POM plate plus gasket-mount is the combination to be careful with. Both compliance variables are stacked, and the result on a mid-foam build can be a board that reads as dead — present, quiet, no top-end strike. POM plates work better on top-mount and bottom-mount cases where the mount itself is stiff and the plate is the only compliance in the system. On a gasket-mount the plate is fighting the gasket for the same job and one of the two will win in a way the builder did not plan for.
Aluminium plate plus anything is the plate that does not require careful pairing. It is also the plate that does not produce a signature. That is the trade. It is a defensible trade for a daily-driver build that the owner is going to keep for years and stop tuning. Geekhack's long-running plate-material megathread circles back to this conclusion roughly every six months: the people who land on aluminium and stop swapping plates are the ones who finished the rest of the build correctly.
What to watch
Two threads. The first is the gradual move toward "plate material as a configurable option" on mid-tier prebuilts — Mode has been doing it since the Sonnet, and the Wuque and Cannonkeys configurators have started offering FR4 alongside aluminium and PC. The variable is migrating from "advanced custom" to "checkbox at checkout," and that means more builders are going to make plate decisions without the context they would have absorbed from a forum thread. Expect the next two years of beginner builds to overcorrect into POM and underestimate aluminium.

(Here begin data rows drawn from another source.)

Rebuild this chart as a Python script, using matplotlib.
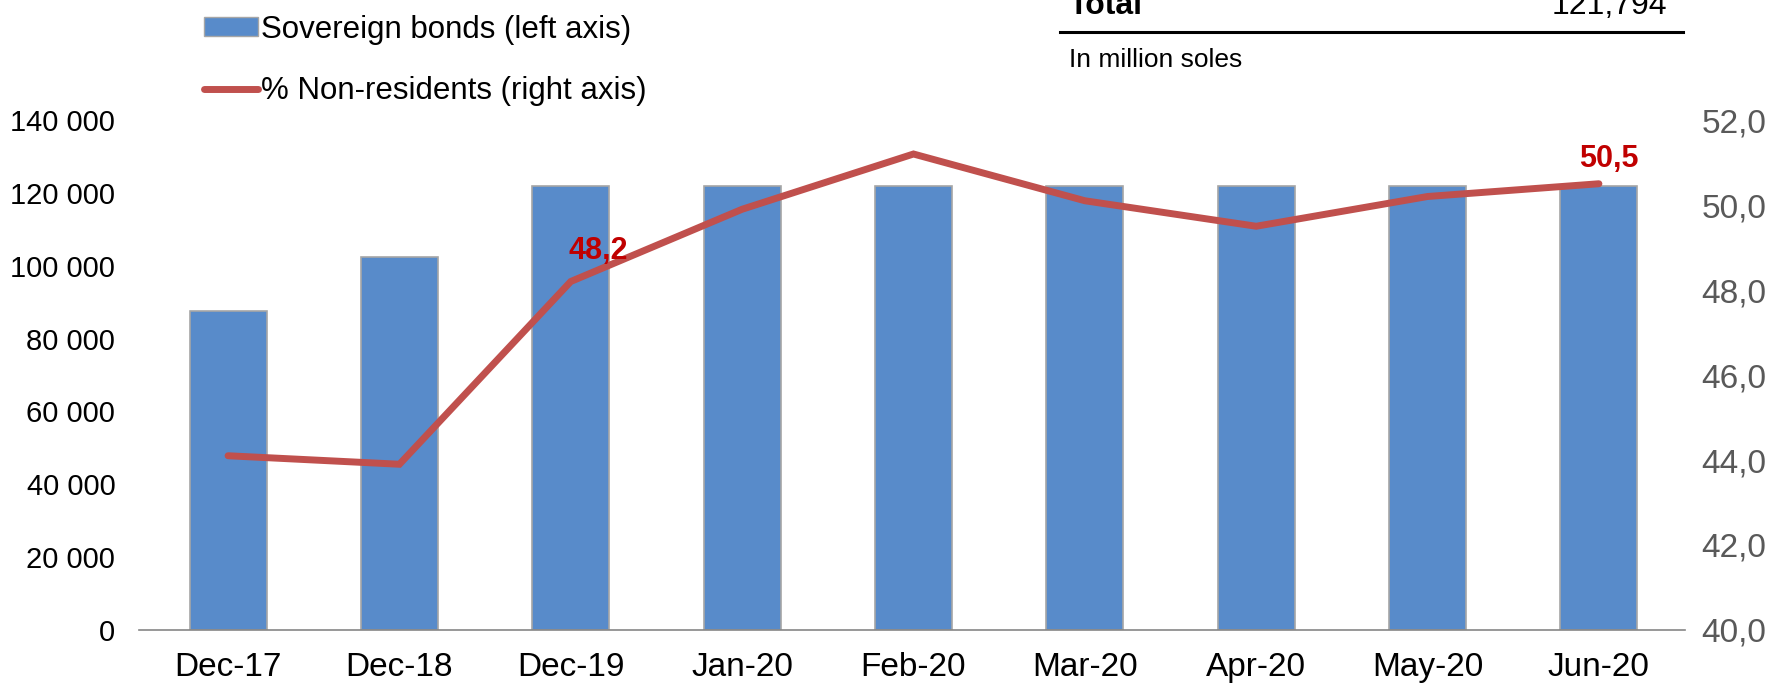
import matplotlib.pyplot as plt
from matplotlib.lines import Line2D
from matplotlib.patches import Patch
from matplotlib.ticker import FuncFormatter

plt.rcParams['font.family'] = ['Liberation Sans', 'DejaVu Sans']

months = ['Dec-17', 'Dec-18', 'Dec-19', 'Jan-20', 'Feb-20', 'Mar-20', 'Apr-20', 'May-20', 'Jun-20']
bonds = [87600, 102400, 121794, 121794, 121794, 121794, 121794, 121794, 121794]
non_res = [44.1, 43.9, 48.2, 49.9, 51.2, 50.1, 49.5, 50.2, 50.5]
labelled = {2: (20, 22), 8: (7, 18)}

bar_color = '#588BCA'
line_color = '#C0504D'

fig = plt.figure(figsize=(17.77, 6.83), dpi=100)
ax = fig.add_axes([0.0782, 0.0776, 0.8698, 0.7467])
ax2 = ax.twinx()

x = list(range(len(months)))
ax.bar(x, bonds, width=0.45, color=bar_color, edgecolor='#A6A6A6', linewidth=1.2, zorder=2)
ax2.plot(x, non_res, color=line_color, lw=5, solid_capstyle='round', solid_joinstyle='miter', zorder=3)

for i, off in labelled.items():
    ax2.annotate(f'{non_res[i]:.1f}'.replace('.', ','), (i, non_res[i]), xytext=off,
                 textcoords='offset points', ha='center', va='center',
                 fontsize=22, fontweight='bold', color='#C00000')

ax.set_xlim(-0.52, 8.5)
ax.set_ylim(0, 140000)
ax.set_yticks(range(0, 140001, 20000))
ax.yaxis.set_major_formatter(FuncFormatter(lambda v, p: f'{int(v):,}'.replace(',', ' ')))
ax2.set_ylim(40, 52)
ax2.set_yticks(range(40, 53, 2))
ax2.yaxis.set_major_formatter(FuncFormatter(lambda v, p: f'{v:.1f}'.replace('.', ',')))

ax.set_xticks(x)
ax.set_xticklabels(months)
for a in (ax, ax2):
    for s in ('top', 'left', 'right', 'bottom'):
        a.spines[s].set_visible(False)
ax.spines['bottom'].set_visible(True)
ax.spines['bottom'].set_color('#868686')
ax.spines['bottom'].set_linewidth(1.2)

ax.tick_params(axis='x', length=0, pad=16, labelsize=24)
ax.tick_params(axis='y', length=0, pad=17, labelsize=21, labelcolor='black')
ax2.tick_params(axis='y', length=0, pad=12, labelsize=24, labelcolor='#595959')

handles = [Patch(facecolor=bar_color, edgecolor='#A6A6A6'),
           Line2D([], [], color=line_color, lw=5, solid_capstyle='round')]
fig.legend(handles, ['Sovereign bonds (left axis)', '% Non-residents (right axis)'],
           loc='upper left', bbox_to_anchor=(0.1075, 0.997), frameon=False,
           fontsize=22.5, handlelength=1.75, handleheight=0.55, handletextpad=0.1,
           labelspacing=1.0, borderaxespad=0)

# summary box at the top right
fig.text(1069 / 1777, 1 - 14 / 683, 'Total', fontsize=23, fontweight='bold', va='baseline', ha='left')
fig.text(1667 / 1777, 1 - 14 / 683, '121,794', fontsize=23, va='baseline', ha='right')
fig.add_artist(Line2D([1060 / 1777, 1683 / 1777], [1 - 32 / 683] * 2, color='black', lw=2.2))
fig.text(1069 / 1777, 1 - 60 / 683, 'In million soles', fontsize=19, va='center', ha='left')

fig.savefig('out.png', dpi=100)
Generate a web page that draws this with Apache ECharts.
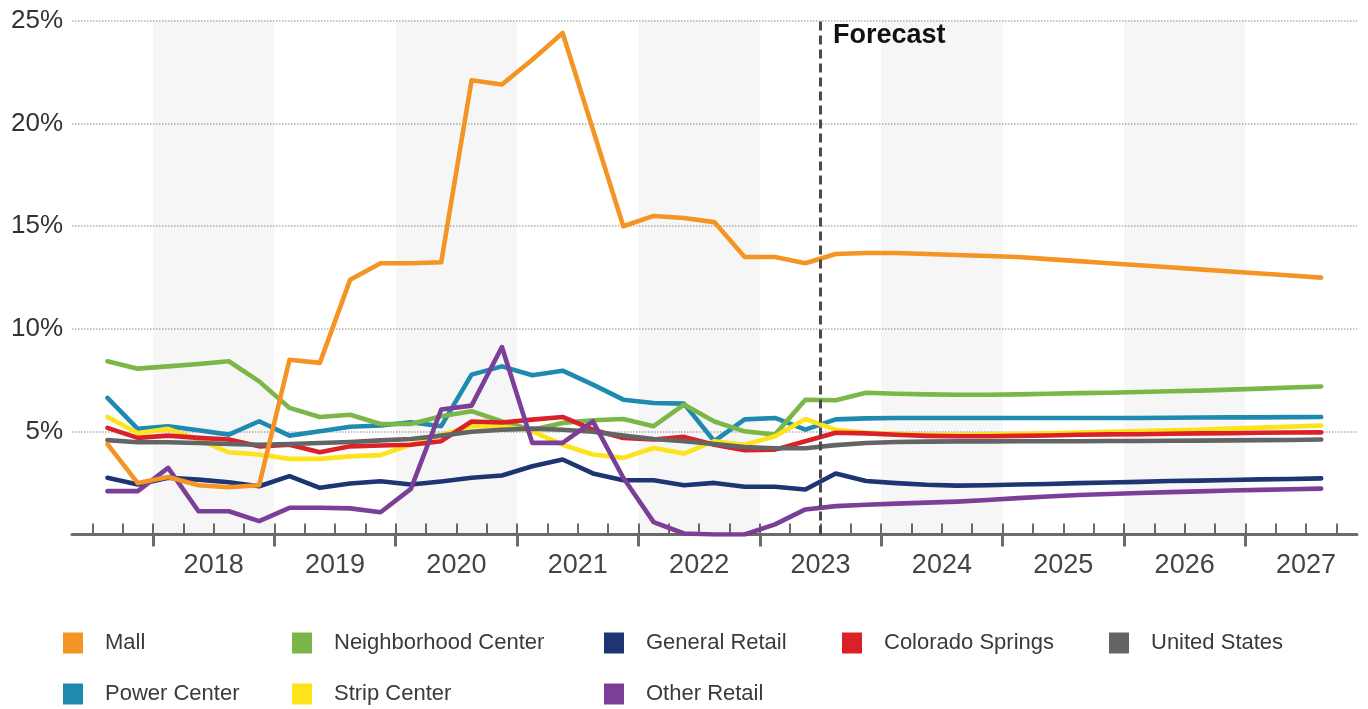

The second is the slow shift toward plateless mounts on the high end — designs where the switches sit directly in the PCB and there is no plate at all. The acoustic profile is different again (no transmission medium between switch and case other than the PCB), and the early plateless customs are voicing in a register that does not map cleanly onto any of the plate materials above. If the plateless category grows past niche, the next version of this piece is the comparison between "which plate" and "no plate." That argument has not arrived yet. It is arriving.